Students will use the stories that Maleonn chooses to tell as a springboard for telling their own autobiographical story, and in doing so, connecting their own life story to universal human themes.
A Note from Curriculum Creator, Dr. Faith Rogow
Adolescents commonly experience feelings that no one understands what they are experiencing. For some, that can lead to feelings of disconnection, isolation, and even alienation. Finding the universal themes in their own life stories can help them understand that they are, indeed, unique, but also connected. At a time when many people are pulling away from those who are different (racially, religiously, ethnically), finding the themes that are common to humanity can provide common ground, helping people better understand those they define as “other.” As an added benefit, recognizing the universal themes in their own stories can help students identify (and perhaps even connect with) themes in the literature they are assigned to read.
Subject Areas
● English/Language Arts
● Art
● Media Literacy
● Creative Writing
Grade Levels:[10-12]
Objectives:
In this lesson, students will:
● Understand the potential benefits of reading autobiographies
● Explore what makes a literary theme “universal”
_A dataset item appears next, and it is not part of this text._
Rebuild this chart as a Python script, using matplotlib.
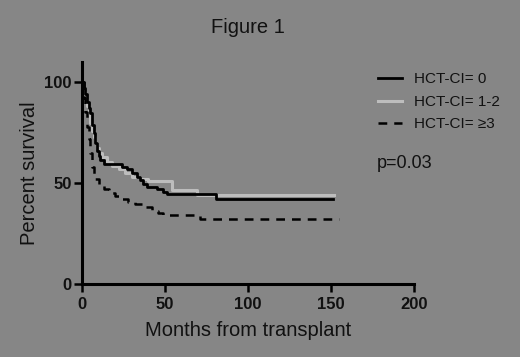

● Tell their own parent-child story
● Identify the universal theme(s) in their own personal stories (and through that, see
their stories as valuable)
● Consider various options we have for sharing our stories: writing, oral, film, stage
performance, etc.
● [optional] Investigate how do some people’s stories come to be part of the literary
canon that we study in schools, while other people’s stories are left out
Materials:
● Film Clips from Our Time Machine and a way to screen them
Time Needed:
One 45-minute class period with homework and an option for students to share their work.